## BEGIN Collected material

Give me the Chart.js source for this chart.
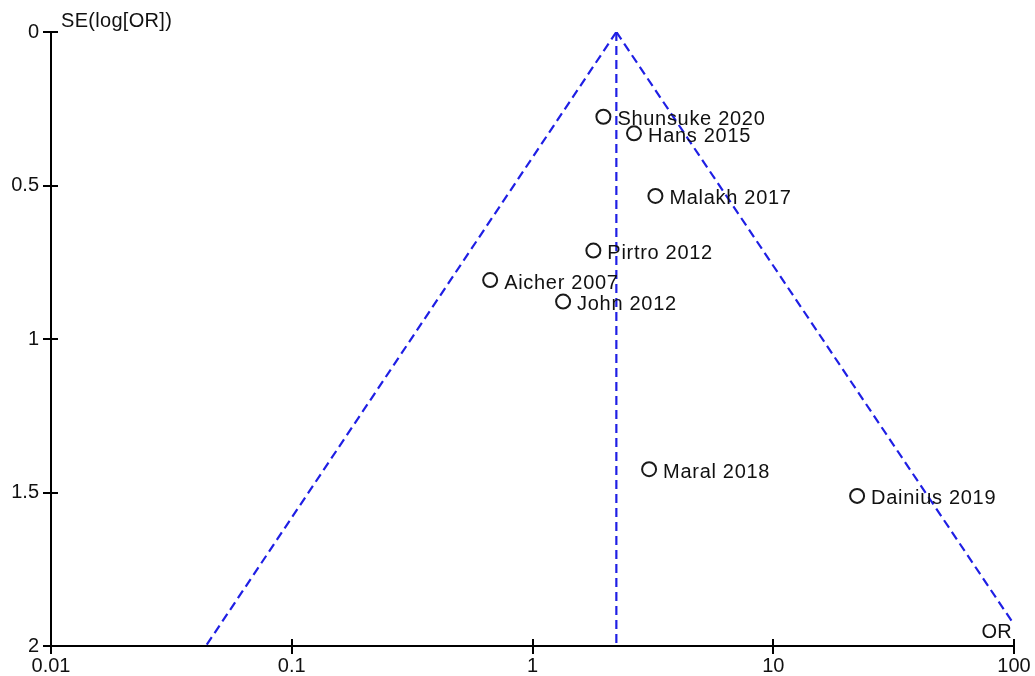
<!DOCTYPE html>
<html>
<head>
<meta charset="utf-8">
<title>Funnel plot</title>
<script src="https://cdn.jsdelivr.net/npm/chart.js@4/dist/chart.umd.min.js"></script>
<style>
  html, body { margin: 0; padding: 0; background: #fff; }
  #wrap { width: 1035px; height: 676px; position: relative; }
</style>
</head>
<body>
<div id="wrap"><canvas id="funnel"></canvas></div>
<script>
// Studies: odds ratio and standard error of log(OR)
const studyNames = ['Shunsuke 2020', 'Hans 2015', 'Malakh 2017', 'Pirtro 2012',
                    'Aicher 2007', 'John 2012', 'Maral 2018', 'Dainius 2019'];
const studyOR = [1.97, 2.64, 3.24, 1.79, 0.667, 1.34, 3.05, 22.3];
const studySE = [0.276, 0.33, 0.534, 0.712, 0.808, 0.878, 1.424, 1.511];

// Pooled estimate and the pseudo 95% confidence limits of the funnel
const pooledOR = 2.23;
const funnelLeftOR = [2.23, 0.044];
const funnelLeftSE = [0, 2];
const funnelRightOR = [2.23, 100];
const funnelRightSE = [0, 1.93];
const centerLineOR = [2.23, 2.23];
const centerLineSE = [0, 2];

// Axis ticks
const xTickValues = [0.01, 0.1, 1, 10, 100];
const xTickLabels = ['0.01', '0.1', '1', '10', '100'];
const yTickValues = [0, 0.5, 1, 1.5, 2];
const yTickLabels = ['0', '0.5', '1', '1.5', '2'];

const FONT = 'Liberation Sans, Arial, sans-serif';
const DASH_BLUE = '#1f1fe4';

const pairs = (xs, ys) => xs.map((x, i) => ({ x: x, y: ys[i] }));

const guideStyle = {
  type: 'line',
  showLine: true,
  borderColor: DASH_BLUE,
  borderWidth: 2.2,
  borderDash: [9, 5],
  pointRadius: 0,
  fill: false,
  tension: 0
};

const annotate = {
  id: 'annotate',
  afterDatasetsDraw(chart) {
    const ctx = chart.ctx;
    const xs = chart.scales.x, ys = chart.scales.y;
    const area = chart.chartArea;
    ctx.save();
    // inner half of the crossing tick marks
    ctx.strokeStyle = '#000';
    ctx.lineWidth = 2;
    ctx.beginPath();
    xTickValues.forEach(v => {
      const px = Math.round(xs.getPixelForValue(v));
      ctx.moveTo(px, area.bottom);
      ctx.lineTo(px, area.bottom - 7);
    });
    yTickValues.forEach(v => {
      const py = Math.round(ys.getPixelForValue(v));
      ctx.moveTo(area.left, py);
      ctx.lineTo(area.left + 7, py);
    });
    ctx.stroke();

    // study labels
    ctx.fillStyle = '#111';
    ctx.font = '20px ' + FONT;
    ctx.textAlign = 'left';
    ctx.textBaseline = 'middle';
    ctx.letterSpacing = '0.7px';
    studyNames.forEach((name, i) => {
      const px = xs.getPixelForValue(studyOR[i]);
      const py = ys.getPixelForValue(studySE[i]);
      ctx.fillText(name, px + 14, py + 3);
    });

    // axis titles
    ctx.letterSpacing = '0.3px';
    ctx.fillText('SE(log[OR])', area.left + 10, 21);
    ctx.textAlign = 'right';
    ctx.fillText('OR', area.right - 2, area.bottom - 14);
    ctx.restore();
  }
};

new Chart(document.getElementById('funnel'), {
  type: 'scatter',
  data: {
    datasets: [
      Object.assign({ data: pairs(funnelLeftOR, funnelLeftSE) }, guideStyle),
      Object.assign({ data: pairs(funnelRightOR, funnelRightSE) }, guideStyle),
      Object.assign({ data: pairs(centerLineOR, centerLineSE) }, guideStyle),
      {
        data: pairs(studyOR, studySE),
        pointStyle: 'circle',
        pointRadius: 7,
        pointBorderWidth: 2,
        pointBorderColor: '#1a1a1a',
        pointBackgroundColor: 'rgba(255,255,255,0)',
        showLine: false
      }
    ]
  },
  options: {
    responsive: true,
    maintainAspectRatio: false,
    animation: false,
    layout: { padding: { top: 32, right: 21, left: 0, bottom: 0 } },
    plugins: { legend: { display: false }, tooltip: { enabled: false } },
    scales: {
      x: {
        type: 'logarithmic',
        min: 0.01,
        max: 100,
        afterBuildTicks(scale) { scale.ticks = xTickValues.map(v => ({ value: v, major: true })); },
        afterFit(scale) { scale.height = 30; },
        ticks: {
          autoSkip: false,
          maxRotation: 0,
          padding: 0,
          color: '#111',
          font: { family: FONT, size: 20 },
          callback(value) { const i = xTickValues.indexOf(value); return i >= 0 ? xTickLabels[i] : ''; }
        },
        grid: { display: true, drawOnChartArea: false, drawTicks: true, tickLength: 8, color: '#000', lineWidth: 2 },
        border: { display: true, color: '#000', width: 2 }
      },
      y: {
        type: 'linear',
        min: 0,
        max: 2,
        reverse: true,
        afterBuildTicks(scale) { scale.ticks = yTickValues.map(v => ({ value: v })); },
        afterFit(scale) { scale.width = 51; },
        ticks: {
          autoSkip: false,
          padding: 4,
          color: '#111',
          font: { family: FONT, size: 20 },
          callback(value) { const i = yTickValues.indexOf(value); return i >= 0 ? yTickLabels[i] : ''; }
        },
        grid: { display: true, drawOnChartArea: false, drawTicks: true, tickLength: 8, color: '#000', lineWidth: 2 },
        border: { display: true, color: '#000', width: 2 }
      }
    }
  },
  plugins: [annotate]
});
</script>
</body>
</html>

## END Collected material

**What you are asked to do**
Starting at the first line of the material, output exactly the lines up to and including the one with "0.878, 1.424, 1.511];". Do not include the pictures.

**Finished task**
Give me the Chart.js source for this chart.
<!DOCTYPE html>
<html>
<head>
<meta charset="utf-8">
<title>Funnel plot</title>
<script src="https://cdn.jsdelivr.net/npm/chart.js@4/dist/chart.umd.min.js"></script>
<style>
  html, body { margin: 0; padding: 0; background: #fff; }
  #wrap { width: 1035px; height: 676px; position: relative; }
</style>
</head>
<body>
<div id="wrap"><canvas id="funnel"></canvas></div>
<script>
// Studies: odds ratio and standard error of log(OR)
const studyNames = ['Shunsuke 2020', 'Hans 2015', 'Malakh 2017', 'Pirtro 2012',
                    'Aicher 2007', 'John 2012', 'Maral 2018', 'Dainius 2019'];
const studyOR = [1.97, 2.64, 3.24, 1.79, 0.667, 1.34, 3.05, 22.3];
const studySE = [0.276, 0.33, 0.534, 0.712, 0.808, 0.878, 1.424, 1.511];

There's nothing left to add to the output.